Tuesday, May 27, 2014

Debussy - String Quartet in G Minor, Opus 10

The year of 1893 saw the composition or premiere of many classical music pieces that were to become standards of the repertoire; Tchaikovsky's 6th Symphony 'Pathetique', Verdi's final opera Falstaff, Dvořák's Symphony No. 9 "From the New World", and Brahms' Six Pieces For Piano Opus 118, and in Paris an original and forward-looking composition -  Debussy's String Quartet in G Minor, Opus 10. 

Musical influences on the young Debussy were many; Beethoven, Schumann, Chopin, and he fell under the spell of Wagner for a short time. But Debussy was an original from the start. He took when he had learned from the masters and expanded upon it, forming his own musical aesthetic in the process. During his student years at the Paris Conservatoire he had the reputation of being a rebel. He would begin a Bach prelude by first extemporizing in strange chords and harmonies before launching into a highly romanticized performance. Debussy expressed his musical aesthetic as a student in these words:
I am sure the Institute would not approve, for, naturally it regards the path which it ordains as the only right one. But there is no help for it! I am too enamoured of my freedom, too fond of my own ideas!
The string quartet of 1893 was the only composition Debussy gave an opus number to, thus Debussy's reason for using it isn't known.  It is also the only work that has a key designation.  It is a harbinger of things to come for subsequent works. Debussy pours very different music into the old wine skin of the string quartet. The quartet is in 4 movements:
 I. Animé e très décidé (Decidedly very animated) - Debussy gives a passing nod to sonata form in the first movement. He begins with the first theme right off. This theme is also the basis of the entire quartet as it appears throughout the movements of the quartet in various guises and strange harmonies, thus Debussy also pays homage to Franck and Liszt in using cyclical form. The theme is in the Phrygian mode, a mode related to the minor scale.  The second theme is more lyrical and retains some of the qualities of the initial theme.  Instead of a more traditional development section, Debussy writes subtle variations on the second theme. They appear in different harmonies and scales.  The recapitulation weaves the two themes in and out with shifting harmonic feeling until the movement ends.

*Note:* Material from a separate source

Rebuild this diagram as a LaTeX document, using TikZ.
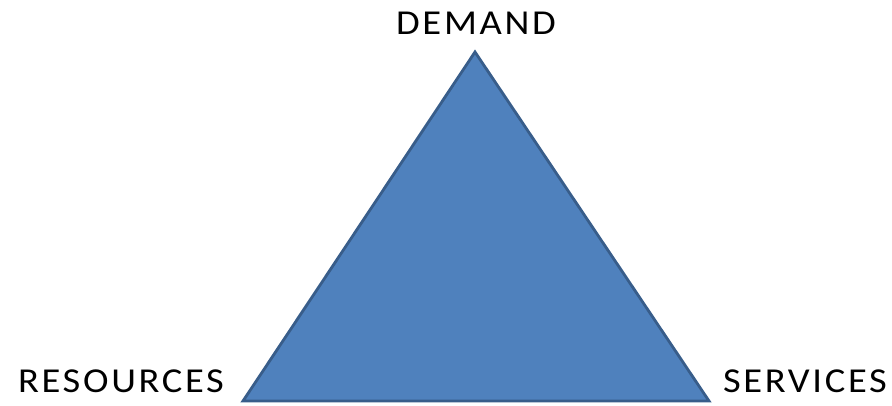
\documentclass[tikz,border=0pt]{standalone}
\usepackage{fontspec}
\setmainfont{Carlito}[LetterSpace=7]
\definecolor{trifill}{HTML}{4F81BD}
\definecolor{triborder}{HTML}{385D8A}
\begin{document}
\begin{tikzpicture}[x=1pt,y=-1pt,
  lbl/.style={anchor=base,inner sep=0pt,font=\fontsize{35}{35}\selectfont,xscale=1.1}]
\useasboundingbox (0,0) rectangle (892,406);
\coordinate (top) at (475,52);
\coordinate (bl) at (243,401);
\coordinate (br) at (709,401);
\draw[fill=trifill,draw=triborder,line width=2.8pt,line join=miter] (top) -- (br) -- (bl) -- cycle;
\node[lbl] (demand) at (476,35) {DEMAND};
\node[lbl] (resources) at (121,392) {RESOURCES};
\node[lbl] (services) at (805,392) {SERVICES};
\end{tikzpicture}
\end{document}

II. Assez vif et bien rythmé (Quite lively and well paced) - The movement begins with pizzicato chords in the first violin and cello. The viola plays a figure that repeats while the first violin plays a variant of the main theme of the first movement pizzicato. Debussy marks this section over the first violin part un peu en dehors, somewhat prominent. The music repeats with the roles of the instruments changing. The trio section of this scherzo is but slightly more subdued. The scherzo begins again, new material is introduced that maintains the spikiness of the music. The movement began with one sharp in the key signature, ostensibly G major, but the music is such a kaleidoscope of changing tonal colors that the listener can't be sure of where Debussy is at harmonically. The movement goes its merry way until it ends pianississimo (ppp). Debussy has written a movement that is outwardly consistent with the tradition of string quartets, that is, a scherzo. But the form he uses and the sounds he produces are hardly traditional.

III. Andantino, doucement expressif (Andantino, very expressive) -  Written in the key of D-flat, Debussy varies the main theme of the first movement drastically in sensual music that adds to the imaginative sound palette of the first two movements. The music reaches a climax, and winds down with a repeat of the theme in the last bars that are stunning in their simplicity and serene calmness.

IV. Très modéré (Very moderately) - The finale begins with a section that repeats music heard in the previous three movements, a practice used by composers to create unity within the movements of a work. After this section, the music goes off on its own variations of the main theme. The pace of the music quickens, and the final chords are played.

To our modern ears Debussy's quartet cannot create the same effect that it did to the audiences of 1893, but the premiere of the work met with mixed reactions from listeners and critics.  It went on to become a standard piece of the chamber music repertoire, along with having a great influence on many composers. Debussy began a second quartet, but soon turned his attention to orchestral writing. He wrote very few chamber music works, and only came back to the genre in the years shortly before his death in 1918.

Debussy summed up his thoughts on music later inhis career with these words:
There is no theory. You have only to listen. Pleasure is the law. I love music passionately. And because l love it, I try to free it from barren traditions that stifle it. It is a free art gushing forth — an open-air art, boundless as the elements, the wind, the sky, the sea. It must never be shut in and become an academic art.
He  demonstrated with the writing of his string quartet that he knew the musical traditions of the time very well. He was a true rebel, for he knew exactly what he was rebelling against. He knew the rules, and he chose to break them and go his own way, even in a work that at least on the surface, resembled the traditional form of the string quartet.